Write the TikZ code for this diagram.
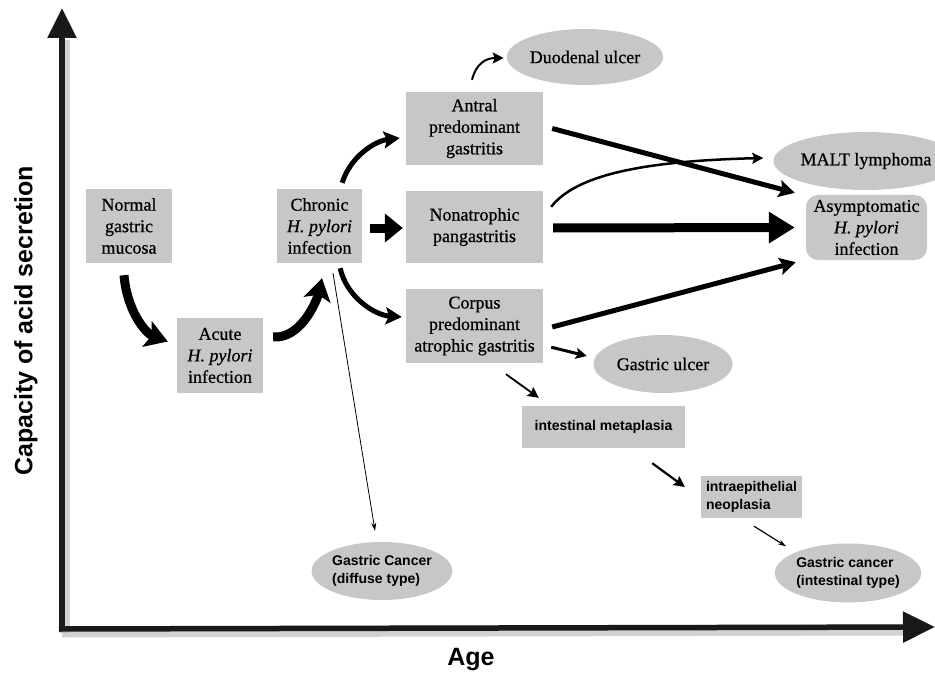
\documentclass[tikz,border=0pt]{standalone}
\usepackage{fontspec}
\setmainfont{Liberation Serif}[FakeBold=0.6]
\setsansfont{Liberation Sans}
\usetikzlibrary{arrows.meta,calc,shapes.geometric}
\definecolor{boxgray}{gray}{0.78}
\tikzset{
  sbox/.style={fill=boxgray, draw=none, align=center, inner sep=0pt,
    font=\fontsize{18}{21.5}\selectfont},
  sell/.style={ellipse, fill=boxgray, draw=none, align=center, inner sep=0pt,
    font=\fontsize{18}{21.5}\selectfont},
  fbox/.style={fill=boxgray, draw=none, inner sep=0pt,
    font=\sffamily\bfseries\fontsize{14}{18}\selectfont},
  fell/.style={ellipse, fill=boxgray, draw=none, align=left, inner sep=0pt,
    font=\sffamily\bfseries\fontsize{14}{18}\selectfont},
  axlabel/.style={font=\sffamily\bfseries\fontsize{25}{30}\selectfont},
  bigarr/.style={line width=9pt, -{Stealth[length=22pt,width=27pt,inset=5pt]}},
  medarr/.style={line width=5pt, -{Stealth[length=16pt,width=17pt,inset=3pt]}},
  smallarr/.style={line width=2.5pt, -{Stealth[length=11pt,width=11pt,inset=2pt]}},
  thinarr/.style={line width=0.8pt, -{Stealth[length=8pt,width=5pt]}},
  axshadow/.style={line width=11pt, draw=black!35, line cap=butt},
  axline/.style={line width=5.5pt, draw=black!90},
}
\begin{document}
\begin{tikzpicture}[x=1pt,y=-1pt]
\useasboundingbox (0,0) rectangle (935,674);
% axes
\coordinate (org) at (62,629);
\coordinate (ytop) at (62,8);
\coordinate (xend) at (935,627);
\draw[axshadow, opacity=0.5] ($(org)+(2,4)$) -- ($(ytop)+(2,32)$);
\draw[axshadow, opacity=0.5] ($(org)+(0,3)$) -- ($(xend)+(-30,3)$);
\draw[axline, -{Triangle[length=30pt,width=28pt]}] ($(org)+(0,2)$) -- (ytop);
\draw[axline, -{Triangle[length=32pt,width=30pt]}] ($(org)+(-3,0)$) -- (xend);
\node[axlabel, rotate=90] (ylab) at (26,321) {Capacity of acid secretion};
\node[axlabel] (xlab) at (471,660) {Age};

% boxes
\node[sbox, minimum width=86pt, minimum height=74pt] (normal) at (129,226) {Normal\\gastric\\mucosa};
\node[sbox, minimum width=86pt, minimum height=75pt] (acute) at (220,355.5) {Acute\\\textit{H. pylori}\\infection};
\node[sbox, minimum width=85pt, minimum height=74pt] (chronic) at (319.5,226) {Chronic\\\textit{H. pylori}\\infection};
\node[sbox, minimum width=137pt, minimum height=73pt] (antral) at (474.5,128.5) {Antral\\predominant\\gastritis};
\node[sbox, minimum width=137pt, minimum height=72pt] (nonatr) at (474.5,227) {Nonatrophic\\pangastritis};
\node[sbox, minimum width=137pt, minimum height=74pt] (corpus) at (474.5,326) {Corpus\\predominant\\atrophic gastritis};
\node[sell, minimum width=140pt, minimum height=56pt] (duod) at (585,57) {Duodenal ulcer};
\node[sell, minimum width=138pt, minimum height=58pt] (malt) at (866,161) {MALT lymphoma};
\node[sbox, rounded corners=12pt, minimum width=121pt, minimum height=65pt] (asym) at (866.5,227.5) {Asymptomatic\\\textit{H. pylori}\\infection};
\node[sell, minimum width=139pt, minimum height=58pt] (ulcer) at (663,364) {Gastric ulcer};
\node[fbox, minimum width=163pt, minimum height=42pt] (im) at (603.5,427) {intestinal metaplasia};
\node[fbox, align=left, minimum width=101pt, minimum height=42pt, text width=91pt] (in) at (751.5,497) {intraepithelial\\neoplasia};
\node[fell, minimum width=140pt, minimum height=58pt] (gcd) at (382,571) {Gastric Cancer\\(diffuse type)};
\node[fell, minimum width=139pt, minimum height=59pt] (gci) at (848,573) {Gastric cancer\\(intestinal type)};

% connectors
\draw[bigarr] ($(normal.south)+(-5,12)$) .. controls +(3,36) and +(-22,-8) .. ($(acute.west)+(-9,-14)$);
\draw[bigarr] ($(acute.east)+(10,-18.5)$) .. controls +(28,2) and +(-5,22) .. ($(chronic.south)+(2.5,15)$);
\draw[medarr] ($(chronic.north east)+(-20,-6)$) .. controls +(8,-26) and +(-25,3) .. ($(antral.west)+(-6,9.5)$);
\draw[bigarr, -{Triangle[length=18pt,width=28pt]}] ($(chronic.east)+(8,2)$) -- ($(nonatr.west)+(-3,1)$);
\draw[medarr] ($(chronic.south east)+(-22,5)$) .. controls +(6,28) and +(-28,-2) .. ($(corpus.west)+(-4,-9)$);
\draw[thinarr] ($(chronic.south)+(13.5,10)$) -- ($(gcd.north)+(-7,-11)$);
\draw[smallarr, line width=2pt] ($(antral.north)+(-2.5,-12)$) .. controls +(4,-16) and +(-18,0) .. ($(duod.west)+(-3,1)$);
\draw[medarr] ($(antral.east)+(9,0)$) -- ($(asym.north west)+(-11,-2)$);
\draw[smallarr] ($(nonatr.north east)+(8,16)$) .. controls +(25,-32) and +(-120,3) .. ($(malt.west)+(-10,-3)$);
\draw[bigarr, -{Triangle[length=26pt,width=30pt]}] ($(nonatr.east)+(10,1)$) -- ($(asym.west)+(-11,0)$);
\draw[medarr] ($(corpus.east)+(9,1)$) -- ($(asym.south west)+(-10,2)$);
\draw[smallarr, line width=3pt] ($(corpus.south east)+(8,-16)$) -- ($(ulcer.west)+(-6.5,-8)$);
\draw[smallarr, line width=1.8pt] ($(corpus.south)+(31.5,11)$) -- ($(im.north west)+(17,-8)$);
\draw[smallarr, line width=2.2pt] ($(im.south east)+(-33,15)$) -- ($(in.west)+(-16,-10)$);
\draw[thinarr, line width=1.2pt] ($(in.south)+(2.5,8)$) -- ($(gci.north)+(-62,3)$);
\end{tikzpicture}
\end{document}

##########

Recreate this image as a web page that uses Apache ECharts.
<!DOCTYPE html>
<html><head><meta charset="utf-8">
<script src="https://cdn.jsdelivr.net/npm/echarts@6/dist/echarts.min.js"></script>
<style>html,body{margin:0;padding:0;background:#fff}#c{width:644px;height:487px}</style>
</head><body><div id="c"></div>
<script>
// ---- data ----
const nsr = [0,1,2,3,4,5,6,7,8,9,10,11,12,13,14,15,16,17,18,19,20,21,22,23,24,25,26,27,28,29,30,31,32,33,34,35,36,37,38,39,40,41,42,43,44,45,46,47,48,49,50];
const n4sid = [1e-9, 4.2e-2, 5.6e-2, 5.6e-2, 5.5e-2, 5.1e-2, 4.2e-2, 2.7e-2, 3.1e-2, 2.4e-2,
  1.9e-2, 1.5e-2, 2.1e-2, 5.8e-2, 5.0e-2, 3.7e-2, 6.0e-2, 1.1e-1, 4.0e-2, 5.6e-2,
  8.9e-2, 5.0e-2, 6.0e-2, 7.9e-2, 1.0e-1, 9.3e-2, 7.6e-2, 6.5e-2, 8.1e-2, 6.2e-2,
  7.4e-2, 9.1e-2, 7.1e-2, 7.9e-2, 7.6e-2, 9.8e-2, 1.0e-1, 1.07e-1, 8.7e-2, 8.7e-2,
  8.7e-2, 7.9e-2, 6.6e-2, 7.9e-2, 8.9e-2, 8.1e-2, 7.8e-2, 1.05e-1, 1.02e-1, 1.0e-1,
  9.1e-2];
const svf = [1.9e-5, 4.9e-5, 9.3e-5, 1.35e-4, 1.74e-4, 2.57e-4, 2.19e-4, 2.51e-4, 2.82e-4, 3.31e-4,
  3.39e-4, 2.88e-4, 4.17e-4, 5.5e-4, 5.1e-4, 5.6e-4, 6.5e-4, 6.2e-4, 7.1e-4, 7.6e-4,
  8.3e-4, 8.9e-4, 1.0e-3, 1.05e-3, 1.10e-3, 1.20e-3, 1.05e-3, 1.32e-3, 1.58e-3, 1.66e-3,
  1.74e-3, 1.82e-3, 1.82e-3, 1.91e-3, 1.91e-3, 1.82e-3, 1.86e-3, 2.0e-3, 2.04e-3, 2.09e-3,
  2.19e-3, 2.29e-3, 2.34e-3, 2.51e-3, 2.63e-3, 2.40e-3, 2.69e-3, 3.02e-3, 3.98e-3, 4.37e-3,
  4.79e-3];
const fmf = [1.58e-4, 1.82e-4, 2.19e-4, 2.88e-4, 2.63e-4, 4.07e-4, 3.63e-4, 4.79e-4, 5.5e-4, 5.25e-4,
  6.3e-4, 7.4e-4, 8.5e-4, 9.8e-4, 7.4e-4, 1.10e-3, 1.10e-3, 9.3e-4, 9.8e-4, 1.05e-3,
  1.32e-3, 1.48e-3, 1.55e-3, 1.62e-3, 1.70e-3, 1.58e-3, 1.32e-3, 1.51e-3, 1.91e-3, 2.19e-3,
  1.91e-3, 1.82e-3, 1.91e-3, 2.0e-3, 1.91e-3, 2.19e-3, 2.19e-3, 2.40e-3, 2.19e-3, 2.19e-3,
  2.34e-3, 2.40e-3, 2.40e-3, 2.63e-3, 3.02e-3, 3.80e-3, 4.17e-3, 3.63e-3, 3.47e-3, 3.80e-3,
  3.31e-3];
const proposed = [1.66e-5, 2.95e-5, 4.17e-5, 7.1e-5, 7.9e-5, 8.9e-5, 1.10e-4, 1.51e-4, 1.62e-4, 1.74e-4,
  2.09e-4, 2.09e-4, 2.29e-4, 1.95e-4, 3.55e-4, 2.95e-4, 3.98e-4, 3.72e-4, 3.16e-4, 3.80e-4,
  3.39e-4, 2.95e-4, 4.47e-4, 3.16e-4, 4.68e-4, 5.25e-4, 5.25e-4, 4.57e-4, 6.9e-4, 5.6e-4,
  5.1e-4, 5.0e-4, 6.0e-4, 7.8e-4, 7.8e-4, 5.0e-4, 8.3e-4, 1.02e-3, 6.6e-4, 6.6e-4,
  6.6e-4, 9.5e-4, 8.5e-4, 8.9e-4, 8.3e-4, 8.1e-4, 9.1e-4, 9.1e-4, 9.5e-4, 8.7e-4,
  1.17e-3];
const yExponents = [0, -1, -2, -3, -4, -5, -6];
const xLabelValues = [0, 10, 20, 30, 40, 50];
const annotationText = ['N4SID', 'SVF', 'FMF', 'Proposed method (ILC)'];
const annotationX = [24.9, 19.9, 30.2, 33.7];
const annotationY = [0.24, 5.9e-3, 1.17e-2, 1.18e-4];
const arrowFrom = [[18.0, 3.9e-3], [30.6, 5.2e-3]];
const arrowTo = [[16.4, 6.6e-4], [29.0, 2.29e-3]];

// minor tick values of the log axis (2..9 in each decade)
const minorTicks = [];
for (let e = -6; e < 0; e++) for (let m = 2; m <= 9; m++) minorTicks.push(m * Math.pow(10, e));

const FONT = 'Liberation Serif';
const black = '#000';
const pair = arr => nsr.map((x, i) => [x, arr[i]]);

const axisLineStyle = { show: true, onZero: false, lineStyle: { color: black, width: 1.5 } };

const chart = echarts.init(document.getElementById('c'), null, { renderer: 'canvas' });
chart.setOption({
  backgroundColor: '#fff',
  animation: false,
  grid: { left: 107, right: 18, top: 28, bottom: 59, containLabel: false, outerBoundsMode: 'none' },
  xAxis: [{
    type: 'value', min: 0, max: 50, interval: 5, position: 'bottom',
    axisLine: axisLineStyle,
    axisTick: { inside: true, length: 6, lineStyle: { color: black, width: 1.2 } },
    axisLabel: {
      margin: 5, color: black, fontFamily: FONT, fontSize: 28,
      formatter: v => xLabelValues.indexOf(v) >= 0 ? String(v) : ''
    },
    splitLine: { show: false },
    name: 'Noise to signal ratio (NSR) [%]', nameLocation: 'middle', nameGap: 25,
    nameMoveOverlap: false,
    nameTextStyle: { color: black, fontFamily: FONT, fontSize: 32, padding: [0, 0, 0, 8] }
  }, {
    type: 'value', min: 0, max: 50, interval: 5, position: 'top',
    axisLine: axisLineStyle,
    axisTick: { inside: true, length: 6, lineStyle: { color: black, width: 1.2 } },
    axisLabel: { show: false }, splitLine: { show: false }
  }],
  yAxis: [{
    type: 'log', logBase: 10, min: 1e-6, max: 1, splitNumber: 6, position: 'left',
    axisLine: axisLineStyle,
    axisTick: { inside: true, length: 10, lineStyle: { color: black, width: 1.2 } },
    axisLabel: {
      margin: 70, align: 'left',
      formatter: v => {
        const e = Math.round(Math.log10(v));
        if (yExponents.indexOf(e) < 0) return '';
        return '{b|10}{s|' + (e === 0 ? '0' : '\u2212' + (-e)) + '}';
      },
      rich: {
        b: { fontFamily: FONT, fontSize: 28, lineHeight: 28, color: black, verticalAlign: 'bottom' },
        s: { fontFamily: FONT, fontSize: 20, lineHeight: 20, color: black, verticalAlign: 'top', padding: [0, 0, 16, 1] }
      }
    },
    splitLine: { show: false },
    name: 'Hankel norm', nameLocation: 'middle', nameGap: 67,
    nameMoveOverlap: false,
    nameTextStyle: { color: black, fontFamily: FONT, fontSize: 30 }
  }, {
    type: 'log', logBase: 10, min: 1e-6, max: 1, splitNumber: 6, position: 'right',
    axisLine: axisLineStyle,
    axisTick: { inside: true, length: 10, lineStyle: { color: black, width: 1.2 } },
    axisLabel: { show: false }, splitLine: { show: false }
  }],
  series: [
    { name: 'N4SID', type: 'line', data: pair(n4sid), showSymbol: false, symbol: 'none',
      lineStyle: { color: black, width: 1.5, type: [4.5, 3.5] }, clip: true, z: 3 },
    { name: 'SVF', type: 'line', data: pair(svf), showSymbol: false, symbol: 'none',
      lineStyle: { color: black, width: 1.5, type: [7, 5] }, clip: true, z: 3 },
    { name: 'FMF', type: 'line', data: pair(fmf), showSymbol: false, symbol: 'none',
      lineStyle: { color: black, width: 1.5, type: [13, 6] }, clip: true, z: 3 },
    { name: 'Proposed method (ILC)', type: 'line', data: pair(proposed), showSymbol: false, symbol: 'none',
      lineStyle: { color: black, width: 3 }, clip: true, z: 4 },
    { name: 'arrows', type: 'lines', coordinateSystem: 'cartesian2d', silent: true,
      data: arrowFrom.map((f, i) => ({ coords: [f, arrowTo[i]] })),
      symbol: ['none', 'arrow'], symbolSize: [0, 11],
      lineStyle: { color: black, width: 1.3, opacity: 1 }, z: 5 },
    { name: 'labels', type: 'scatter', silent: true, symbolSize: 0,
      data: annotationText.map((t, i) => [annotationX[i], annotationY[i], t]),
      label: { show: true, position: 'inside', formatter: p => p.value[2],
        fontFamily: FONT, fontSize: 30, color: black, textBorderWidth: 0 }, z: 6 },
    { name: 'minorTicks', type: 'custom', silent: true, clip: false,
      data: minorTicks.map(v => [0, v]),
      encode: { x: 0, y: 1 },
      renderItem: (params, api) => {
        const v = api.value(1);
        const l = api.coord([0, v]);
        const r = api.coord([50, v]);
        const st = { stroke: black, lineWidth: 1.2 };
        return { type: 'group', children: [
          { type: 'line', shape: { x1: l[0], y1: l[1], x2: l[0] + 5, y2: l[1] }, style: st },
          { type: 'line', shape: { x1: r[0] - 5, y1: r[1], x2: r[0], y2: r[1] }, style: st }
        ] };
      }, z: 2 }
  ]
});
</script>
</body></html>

##########

_REQUIREMENT_
Make an exact copy of the lines from the one containing "Write the TikZ code for this diagram." to the one containing "(xlab) at (471,660)", keeping both and leaving out every picture.

_RESPONSE TO THE EXERCISE_
Write the TikZ code for this diagram.
\documentclass[tikz,border=0pt]{standalone}
\usepackage{fontspec}
\setmainfont{Liberation Serif}[FakeBold=0.6]
\setsansfont{Liberation Sans}
\usetikzlibrary{arrows.meta,calc,shapes.geometric}
\definecolor{boxgray}{gray}{0.78}
\tikzset{
  sbox/.style={fill=boxgray, draw=none, align=center, inner sep=0pt,
    font=\fontsize{18}{21.5}\selectfont},
  sell/.style={ellipse, fill=boxgray, draw=none, align=center, inner sep=0pt,
    font=\fontsize{18}{21.5}\selectfont},
  fbox/.style={fill=boxgray, draw=none, inner sep=0pt,
    font=\sffamily\bfseries\fontsize{14}{18}\selectfont},
  fell/.style={ellipse, fill=boxgray, draw=none, align=left, inner sep=0pt,
    font=\sffamily\bfseries\fontsize{14}{18}\selectfont},
  axlabel/.style={font=\sffamily\bfseries\fontsize{25}{30}\selectfont},
  bigarr/.style={line width=9pt, -{Stealth[length=22pt,width=27pt,inset=5pt]}},
  medarr/.style={line width=5pt, -{Stealth[length=16pt,width=17pt,inset=3pt]}},
  smallarr/.style={line width=2.5pt, -{Stealth[length=11pt,width=11pt,inset=2pt]}},
  thinarr/.style={line width=0.8pt, -{Stealth[length=8pt,width=5pt]}},
  axshadow/.style={line width=11pt, draw=black!35, line cap=butt},
  axline/.style={line width=5.5pt, draw=black!90},
}
\begin{document}
\begin{tikzpicture}[x=1pt,y=-1pt]
\useasboundingbox (0,0) rectangle (935,674);
% axes
\coordinate (org) at (62,629);
\coordinate (ytop) at (62,8);
\coordinate (xend) at (935,627);
\draw[axshadow, opacity=0.5] ($(org)+(2,4)$) -- ($(ytop)+(2,32)$);
\draw[axshadow, opacity=0.5] ($(org)+(0,3)$) -- ($(xend)+(-30,3)$);
\draw[axline, -{Triangle[length=30pt,width=28pt]}] ($(org)+(0,2)$) -- (ytop);
\draw[axline, -{Triangle[length=32pt,width=30pt]}] ($(org)+(-3,0)$) -- (xend);
\node[axlabel, rotate=90] (ylab) at (26,321) {Capacity of acid secretion};
\node[axlabel] (xlab) at (471,660) {Age};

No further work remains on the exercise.